I think that's perfectly said. Humans are prone to the same thing, but we've developed better coping mechanisms.
In ML, techniques to avoid overfitting or reporting spurious relationships are a first-order, 101 topic, especially among the type of ML engineer a hedge fund might hire (they are not hiring data science hacks).
On the flip side, I worked in a quant finance firm before that mostly did factor investing with some twists, and the overall statistical rigor was embarrassing. Even with simple regressions, nobody was asking basic robustness questions, p-hacking was daily life, directly comparing t-stats from different univariate model fits was considered “advanced feature selection.”
If a firm is goimg to do bad stats, they don’t need machine learning for that.
Is this partly a problem with interpretation? Let's say I do a binary (supervised) classification with an algorithm that is also capable of assessing probabilities. If I generate a data set consisting of a randomized bag of words, and randomly assign them to 0 and 1 categories, and run it through a supervised ML classifier, then yeah, everything in the test set will get assigned to something.
But if you look at the probability estimates resulting from the ML, you'd almost certainly see something that indicates a high degree of randomness in the assignments (various techniques such as cross validation, or probabilities that indicate a high degree of uncertainty for almost all of the predictions).
I'm not sure this is a problem with the algorithm itself, because the output from many of these algorithms does indicate low predictive value.
Spoiler: the neutral net thinks it's doing a really good job!
The paper certainly does appear to address the question of categorizing completely randomized input:
From the abstract
"...our experiments establish that state-of-the-art convolutional networks for image classification trained with stochastic gradient methods easily fit a ran- dom labeling of the training data. This phenomenon is qualitatively unaffected by explicit regularization, and occurs even if we replace the true images by com- pletely unstructured random noise.
As mlthoughts pointed out in a different comment, any kind of regression technique faces issues about goodness of fit. The thing is, there are techniques to show you that the fit isn't very good. A simple linear regression will fit randomized noise, but there are outputs that can show you that the fit isn't good and the regression may not be reliable.
The question I have here is whether ML techniques are failing in a different way, that it is fitting to randomized noise while appearing by various tests to be a very strong fit. If they're failing the same way that regression would (i.e.., someone applies it and fails to do basic tests for goodness of fit), that's a problem I suppose, but is it really a unique failing of ML or neural nets? It sounds like more like a standard misapplication of predictive modeling...

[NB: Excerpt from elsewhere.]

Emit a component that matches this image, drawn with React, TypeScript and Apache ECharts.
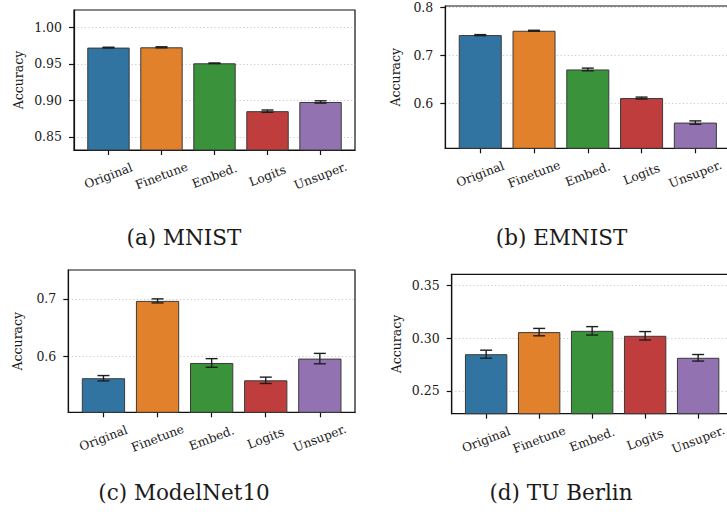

CNN's exploit spatial locality and LSTMs exploit temporal locality. The SOTA models are architect-ed with even stronger assumptions about the nature of the task. Methods like Neural Networks, Random Forests and SVMs when used as unconstrained universal function approximators for unstructured data only learn some non-linear polynomial/ exponential/logarithmic combination of data itself, without much nuance.
It is critical to help a model out by constraining the space of models it searches over to find the right answer. I think, unless we figure out a way to constrain architectures to exploit specific traits of task they are trying to solve, (universal function approximator type) ML won't succeed in the same way that it has in vision / language.
As it of now, the alternative is to use PGMs where the model is fully interpretable as a graph structured combination of explicitly parameterized random variables. PGMs work well with low data and give really good uncertainty estimates, to evaluate the quality of a model. PGMs of course suffer from the problem where they are excruciatingly slow for large datasets and require require a decent amount of prior knowledge about the problem to explicitly define the type of graph structure / random variables we are going to be using.
I think ML is most certainly capable of solving this problem, but the community is probably waiting for another break through along the lines of AlexNet/LSTMs before that it the case.